▸ **Record set**
- - - -

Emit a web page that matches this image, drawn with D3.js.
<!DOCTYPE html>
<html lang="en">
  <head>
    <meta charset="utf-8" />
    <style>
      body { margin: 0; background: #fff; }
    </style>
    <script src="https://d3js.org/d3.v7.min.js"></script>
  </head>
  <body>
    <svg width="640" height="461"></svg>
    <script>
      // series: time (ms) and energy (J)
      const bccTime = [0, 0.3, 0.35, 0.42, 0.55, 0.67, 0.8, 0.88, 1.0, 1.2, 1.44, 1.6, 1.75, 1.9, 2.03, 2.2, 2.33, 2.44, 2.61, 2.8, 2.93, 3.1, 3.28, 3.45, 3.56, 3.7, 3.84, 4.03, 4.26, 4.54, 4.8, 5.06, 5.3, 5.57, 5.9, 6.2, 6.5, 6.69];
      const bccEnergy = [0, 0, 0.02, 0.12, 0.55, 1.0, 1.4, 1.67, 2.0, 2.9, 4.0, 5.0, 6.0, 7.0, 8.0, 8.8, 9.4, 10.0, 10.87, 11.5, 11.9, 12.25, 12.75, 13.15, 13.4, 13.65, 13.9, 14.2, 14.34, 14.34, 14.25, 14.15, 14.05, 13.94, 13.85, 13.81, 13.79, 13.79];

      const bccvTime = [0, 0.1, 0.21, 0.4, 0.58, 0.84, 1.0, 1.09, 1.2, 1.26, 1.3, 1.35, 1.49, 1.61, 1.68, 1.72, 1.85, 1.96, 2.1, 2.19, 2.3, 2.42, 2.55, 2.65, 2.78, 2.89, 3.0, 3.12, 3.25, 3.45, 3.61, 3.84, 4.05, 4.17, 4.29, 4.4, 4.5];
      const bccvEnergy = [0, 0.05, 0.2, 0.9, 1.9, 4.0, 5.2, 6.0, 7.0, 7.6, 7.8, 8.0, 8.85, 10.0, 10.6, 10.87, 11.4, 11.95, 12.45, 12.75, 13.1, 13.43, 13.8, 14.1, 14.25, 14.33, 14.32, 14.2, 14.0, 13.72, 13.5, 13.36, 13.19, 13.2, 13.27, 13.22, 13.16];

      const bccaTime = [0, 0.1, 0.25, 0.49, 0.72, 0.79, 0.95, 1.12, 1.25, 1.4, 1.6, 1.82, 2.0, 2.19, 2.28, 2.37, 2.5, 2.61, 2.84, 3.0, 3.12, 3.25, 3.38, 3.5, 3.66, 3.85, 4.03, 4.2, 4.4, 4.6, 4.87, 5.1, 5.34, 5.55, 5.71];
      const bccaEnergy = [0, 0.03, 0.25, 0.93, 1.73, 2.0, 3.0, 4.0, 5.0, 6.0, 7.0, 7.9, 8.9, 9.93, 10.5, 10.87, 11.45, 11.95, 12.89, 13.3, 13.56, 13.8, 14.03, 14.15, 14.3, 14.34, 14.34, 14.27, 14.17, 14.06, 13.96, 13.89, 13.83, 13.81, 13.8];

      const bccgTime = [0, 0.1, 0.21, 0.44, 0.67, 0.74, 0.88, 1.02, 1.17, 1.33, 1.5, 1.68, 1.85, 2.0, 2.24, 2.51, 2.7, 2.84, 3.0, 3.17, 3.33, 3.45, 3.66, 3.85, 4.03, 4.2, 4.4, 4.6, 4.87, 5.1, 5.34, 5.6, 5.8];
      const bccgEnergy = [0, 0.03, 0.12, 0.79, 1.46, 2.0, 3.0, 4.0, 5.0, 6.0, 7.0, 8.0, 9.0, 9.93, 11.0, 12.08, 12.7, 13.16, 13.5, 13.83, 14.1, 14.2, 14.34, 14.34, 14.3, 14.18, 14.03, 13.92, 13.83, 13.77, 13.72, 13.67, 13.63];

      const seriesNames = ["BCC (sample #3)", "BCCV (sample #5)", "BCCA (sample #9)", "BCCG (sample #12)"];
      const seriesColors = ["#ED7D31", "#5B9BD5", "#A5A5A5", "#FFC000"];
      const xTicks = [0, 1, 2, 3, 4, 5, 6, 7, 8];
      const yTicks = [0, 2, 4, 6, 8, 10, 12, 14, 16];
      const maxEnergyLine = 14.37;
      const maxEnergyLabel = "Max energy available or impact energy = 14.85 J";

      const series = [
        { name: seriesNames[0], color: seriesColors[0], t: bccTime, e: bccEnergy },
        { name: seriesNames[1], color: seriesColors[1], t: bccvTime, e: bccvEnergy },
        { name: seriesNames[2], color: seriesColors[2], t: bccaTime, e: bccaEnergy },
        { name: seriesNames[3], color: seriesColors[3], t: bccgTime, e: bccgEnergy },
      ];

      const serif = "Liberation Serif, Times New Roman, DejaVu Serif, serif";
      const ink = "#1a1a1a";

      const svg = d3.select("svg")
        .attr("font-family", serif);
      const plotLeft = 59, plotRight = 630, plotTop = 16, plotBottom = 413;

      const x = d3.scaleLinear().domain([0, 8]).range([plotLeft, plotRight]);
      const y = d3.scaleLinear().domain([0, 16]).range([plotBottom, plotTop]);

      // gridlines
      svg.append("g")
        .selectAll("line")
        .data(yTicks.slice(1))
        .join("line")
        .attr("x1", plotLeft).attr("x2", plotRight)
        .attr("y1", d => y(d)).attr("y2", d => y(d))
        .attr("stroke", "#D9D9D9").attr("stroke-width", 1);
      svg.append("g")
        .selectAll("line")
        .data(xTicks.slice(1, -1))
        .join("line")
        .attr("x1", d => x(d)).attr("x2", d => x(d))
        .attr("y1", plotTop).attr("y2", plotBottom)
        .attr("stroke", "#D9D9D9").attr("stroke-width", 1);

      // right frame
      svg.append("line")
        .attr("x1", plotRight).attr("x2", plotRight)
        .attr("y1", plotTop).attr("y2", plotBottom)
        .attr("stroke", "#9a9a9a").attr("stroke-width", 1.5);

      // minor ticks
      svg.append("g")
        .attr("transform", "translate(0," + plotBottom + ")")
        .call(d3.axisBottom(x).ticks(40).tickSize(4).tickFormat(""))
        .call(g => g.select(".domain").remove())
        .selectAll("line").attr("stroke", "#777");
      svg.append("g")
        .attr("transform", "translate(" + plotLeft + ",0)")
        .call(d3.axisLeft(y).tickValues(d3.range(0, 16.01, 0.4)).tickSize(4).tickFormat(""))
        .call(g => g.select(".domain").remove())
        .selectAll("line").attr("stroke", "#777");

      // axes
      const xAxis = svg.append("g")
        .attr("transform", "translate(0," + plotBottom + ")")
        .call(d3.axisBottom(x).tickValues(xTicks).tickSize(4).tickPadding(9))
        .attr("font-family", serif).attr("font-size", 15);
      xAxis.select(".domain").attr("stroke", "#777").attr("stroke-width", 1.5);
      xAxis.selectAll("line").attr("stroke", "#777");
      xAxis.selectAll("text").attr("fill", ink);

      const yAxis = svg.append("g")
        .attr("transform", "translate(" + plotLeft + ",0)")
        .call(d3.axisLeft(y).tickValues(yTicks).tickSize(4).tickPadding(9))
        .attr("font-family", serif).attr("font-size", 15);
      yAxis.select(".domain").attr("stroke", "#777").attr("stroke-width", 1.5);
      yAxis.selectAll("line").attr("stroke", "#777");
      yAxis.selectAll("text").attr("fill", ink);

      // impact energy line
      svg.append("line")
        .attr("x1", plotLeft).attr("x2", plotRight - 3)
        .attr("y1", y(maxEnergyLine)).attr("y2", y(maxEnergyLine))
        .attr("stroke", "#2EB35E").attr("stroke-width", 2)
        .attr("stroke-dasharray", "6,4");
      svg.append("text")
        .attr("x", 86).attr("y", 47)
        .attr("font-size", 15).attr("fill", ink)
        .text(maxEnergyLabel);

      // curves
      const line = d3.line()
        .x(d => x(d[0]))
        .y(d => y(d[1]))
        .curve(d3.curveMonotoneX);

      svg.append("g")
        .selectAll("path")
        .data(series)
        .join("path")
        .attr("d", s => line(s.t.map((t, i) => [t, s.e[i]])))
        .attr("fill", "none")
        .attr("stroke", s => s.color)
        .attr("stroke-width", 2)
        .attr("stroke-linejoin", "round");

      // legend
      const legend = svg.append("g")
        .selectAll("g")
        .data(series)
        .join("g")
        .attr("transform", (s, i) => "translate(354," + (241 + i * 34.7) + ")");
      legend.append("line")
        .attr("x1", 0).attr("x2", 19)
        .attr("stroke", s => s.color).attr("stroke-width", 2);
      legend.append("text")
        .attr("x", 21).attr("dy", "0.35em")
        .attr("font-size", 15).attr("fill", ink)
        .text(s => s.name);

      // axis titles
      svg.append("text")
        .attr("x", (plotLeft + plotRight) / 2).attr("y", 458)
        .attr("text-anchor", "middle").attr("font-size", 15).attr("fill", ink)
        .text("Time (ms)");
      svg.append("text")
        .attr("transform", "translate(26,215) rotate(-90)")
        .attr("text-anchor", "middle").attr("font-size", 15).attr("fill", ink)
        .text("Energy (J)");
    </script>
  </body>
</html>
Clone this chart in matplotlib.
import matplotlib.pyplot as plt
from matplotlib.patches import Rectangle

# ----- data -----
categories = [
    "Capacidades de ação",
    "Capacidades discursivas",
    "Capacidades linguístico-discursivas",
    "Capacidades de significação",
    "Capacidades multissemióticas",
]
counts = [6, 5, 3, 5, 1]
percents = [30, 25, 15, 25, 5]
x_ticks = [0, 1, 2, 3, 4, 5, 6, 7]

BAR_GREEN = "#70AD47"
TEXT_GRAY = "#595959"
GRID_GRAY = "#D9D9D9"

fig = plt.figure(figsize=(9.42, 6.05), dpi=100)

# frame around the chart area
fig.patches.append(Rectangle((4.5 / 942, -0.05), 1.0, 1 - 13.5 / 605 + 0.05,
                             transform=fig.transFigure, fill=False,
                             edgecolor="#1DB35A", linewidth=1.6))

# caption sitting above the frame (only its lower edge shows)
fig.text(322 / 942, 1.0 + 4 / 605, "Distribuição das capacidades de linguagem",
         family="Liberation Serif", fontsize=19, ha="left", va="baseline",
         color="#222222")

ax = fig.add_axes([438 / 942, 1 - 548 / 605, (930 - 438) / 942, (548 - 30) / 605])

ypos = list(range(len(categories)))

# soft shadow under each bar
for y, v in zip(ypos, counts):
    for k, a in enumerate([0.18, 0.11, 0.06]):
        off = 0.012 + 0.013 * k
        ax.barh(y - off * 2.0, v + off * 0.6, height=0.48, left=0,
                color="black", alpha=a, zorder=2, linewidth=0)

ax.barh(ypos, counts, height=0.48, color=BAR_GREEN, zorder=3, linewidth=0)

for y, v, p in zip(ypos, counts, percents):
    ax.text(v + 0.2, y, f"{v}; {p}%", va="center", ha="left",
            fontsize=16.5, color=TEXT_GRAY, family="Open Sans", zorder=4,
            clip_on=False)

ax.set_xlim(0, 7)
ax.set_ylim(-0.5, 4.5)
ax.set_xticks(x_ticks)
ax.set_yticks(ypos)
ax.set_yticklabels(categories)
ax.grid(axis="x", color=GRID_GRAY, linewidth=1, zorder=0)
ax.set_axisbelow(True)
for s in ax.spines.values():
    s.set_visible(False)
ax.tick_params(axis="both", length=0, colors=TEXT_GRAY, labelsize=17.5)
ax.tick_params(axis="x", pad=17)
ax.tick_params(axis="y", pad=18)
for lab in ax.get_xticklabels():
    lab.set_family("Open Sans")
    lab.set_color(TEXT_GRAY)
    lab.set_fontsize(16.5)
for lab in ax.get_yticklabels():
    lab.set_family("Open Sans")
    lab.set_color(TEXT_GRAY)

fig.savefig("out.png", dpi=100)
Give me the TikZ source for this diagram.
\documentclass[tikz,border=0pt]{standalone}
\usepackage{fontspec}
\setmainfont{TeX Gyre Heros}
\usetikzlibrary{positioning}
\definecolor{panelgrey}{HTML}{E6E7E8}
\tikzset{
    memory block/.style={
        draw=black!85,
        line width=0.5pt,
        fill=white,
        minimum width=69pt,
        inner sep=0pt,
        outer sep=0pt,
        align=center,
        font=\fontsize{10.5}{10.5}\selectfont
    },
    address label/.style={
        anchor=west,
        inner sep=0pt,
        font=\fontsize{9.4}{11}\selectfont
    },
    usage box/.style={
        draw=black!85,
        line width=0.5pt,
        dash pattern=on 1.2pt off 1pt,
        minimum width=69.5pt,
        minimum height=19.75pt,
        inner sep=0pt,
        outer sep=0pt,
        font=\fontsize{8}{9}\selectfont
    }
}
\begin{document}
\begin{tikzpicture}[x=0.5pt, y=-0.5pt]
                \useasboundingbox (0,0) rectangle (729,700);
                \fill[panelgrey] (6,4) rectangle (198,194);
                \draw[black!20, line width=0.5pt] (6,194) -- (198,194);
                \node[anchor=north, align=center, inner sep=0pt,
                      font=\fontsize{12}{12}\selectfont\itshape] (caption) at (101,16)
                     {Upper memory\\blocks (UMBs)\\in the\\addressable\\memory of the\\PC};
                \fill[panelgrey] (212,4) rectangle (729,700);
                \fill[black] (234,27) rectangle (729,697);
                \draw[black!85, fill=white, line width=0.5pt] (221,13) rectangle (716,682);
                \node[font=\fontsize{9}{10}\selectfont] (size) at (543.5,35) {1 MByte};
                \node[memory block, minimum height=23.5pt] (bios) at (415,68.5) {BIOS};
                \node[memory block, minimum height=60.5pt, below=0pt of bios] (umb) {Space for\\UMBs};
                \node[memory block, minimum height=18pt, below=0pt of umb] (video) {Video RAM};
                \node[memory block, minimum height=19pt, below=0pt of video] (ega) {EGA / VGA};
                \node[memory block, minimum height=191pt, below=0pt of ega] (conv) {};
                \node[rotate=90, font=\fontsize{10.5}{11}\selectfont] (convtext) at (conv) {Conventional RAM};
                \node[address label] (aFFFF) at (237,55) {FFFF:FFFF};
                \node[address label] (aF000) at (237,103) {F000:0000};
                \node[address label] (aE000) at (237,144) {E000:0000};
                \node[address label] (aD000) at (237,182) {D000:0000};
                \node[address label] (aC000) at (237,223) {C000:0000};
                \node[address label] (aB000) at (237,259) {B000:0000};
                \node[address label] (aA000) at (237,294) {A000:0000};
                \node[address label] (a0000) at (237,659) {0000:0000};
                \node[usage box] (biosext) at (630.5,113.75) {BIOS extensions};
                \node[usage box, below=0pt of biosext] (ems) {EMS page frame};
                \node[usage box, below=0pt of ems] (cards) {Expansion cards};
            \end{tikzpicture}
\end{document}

- - - -

▸ **Task**
Copy the records above exactly, from the first line through the line containing "13.27, 13.22, 13.16];", and include nothing else.

▸ **Result**
Emit a web page that matches this image, drawn with D3.js.
<!DOCTYPE html>
<html lang="en">
  <head>
    <meta charset="utf-8" />
    <style>
      body { margin: 0; background: #fff; }
    </style>
    <script src="https://d3js.org/d3.v7.min.js"></script>
  </head>
  <body>
    <svg width="640" height="461"></svg>
    <script>
      // series: time (ms) and energy (J)
      const bccTime = [0, 0.3, 0.35, 0.42, 0.55, 0.67, 0.8, 0.88, 1.0, 1.2, 1.44, 1.6, 1.75, 1.9, 2.03, 2.2, 2.33, 2.44, 2.61, 2.8, 2.93, 3.1, 3.28, 3.45, 3.56, 3.7, 3.84, 4.03, 4.26, 4.54, 4.8, 5.06, 5.3, 5.57, 5.9, 6.2, 6.5, 6.69];
      const bccEnergy = [0, 0, 0.02, 0.12, 0.55, 1.0, 1.4, 1.67, 2.0, 2.9, 4.0, 5.0, 6.0, 7.0, 8.0, 8.8, 9.4, 10.0, 10.87, 11.5, 11.9, 12.25, 12.75, 13.15, 13.4, 13.65, 13.9, 14.2, 14.34, 14.34, 14.25, 14.15, 14.05, 13.94, 13.85, 13.81, 13.79, 13.79];

      const bccvTime = [0, 0.1, 0.21, 0.4, 0.58, 0.84, 1.0, 1.09, 1.2, 1.26, 1.3, 1.35, 1.49, 1.61, 1.68, 1.72, 1.85, 1.96, 2.1, 2.19, 2.3, 2.42, 2.55, 2.65, 2.78, 2.89, 3.0, 3.12, 3.25, 3.45, 3.61, 3.84, 4.05, 4.17, 4.29, 4.4, 4.5];
      const bccvEnergy = [0, 0.05, 0.2, 0.9, 1.9, 4.0, 5.2, 6.0, 7.0, 7.6, 7.8, 8.0, 8.85, 10.0, 10.6, 10.87, 11.4, 11.95, 12.45, 12.75, 13.1, 13.43, 13.8, 14.1, 14.25, 14.33, 14.32, 14.2, 14.0, 13.72, 13.5, 13.36, 13.19, 13.2, 13.27, 13.22, 13.16];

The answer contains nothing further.